THE INPUT:

————————

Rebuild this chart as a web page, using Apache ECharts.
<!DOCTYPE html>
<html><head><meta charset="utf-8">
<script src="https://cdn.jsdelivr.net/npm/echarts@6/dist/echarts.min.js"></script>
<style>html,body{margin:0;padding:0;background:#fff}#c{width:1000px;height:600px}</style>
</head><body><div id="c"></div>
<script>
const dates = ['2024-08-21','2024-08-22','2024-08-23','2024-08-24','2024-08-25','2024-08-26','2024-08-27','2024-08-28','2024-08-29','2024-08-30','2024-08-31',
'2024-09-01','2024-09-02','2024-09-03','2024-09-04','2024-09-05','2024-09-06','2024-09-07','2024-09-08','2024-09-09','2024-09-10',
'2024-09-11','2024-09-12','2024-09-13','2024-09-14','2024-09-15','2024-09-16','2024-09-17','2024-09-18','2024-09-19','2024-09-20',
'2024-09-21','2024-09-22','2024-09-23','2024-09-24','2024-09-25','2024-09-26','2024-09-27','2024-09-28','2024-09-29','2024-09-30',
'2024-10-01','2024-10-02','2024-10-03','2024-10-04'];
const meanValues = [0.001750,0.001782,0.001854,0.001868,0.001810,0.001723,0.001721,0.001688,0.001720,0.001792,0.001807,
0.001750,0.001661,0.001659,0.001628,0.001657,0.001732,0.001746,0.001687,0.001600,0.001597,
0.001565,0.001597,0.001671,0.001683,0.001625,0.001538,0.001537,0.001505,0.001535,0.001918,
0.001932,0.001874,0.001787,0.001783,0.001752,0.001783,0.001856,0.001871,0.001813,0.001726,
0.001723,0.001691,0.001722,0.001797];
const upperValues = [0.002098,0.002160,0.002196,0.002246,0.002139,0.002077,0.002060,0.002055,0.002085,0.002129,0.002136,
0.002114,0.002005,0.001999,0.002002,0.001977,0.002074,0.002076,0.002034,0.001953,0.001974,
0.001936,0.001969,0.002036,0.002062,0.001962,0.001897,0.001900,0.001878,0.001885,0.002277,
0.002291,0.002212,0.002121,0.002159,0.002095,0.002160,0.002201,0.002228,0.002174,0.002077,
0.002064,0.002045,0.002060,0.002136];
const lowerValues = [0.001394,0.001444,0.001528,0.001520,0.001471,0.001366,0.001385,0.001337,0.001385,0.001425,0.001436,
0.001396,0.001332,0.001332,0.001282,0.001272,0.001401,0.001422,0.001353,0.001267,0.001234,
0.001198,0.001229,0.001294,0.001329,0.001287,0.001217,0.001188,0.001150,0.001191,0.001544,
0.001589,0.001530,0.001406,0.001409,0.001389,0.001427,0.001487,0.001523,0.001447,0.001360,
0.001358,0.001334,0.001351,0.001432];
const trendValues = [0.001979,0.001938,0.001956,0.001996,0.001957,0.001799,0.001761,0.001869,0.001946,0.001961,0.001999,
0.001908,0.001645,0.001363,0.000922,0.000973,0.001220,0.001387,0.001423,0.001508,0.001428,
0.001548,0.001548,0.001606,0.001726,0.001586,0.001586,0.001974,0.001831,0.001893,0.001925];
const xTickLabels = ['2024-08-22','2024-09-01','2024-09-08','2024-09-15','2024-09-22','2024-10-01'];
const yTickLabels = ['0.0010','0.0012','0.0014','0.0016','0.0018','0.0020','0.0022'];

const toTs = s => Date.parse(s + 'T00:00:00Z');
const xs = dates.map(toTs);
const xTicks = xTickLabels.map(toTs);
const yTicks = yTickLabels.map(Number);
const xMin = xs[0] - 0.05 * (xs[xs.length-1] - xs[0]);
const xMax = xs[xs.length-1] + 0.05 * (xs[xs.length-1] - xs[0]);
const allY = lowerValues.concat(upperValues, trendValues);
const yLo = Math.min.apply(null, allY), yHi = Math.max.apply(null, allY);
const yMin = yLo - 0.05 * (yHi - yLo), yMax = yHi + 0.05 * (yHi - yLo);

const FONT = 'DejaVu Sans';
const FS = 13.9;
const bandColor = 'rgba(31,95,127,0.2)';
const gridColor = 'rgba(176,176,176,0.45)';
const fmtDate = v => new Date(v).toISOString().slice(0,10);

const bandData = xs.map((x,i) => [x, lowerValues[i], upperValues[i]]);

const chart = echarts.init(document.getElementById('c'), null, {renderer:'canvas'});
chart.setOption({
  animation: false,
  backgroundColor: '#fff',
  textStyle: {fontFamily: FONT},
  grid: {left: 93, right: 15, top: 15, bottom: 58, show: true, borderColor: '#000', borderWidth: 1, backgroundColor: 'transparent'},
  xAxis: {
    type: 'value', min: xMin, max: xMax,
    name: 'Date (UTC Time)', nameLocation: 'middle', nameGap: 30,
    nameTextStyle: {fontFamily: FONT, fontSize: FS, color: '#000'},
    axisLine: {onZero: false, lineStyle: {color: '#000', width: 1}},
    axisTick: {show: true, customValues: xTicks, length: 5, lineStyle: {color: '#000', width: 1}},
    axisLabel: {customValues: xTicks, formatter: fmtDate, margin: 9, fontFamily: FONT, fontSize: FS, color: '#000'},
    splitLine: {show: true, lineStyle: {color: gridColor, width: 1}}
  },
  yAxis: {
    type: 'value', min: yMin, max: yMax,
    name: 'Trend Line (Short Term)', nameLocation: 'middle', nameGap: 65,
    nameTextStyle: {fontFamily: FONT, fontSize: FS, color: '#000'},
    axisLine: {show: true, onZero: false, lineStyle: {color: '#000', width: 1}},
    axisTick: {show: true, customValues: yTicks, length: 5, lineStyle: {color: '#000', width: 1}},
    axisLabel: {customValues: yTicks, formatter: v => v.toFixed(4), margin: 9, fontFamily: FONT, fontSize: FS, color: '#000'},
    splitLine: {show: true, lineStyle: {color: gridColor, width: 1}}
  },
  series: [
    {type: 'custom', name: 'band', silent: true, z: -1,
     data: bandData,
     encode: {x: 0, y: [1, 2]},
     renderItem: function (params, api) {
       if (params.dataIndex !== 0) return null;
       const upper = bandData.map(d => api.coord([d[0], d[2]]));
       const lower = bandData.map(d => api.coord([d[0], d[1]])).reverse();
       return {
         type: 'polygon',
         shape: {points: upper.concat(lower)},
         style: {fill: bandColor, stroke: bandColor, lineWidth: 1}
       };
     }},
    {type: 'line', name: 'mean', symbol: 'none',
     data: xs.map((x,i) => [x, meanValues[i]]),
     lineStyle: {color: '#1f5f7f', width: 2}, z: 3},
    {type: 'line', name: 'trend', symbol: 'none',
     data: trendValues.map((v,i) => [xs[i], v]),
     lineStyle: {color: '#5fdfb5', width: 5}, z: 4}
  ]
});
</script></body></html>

————————

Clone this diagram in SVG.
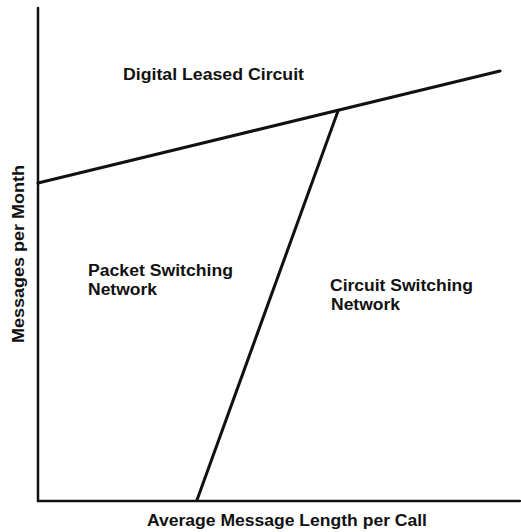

————————

TASK INSTRUCTIONS: Report each line in the preceding entries that holds the string "this".

THE REPLY:
Rebuild this chart as a web page, using Apache ECharts.
Clone this diagram in SVG.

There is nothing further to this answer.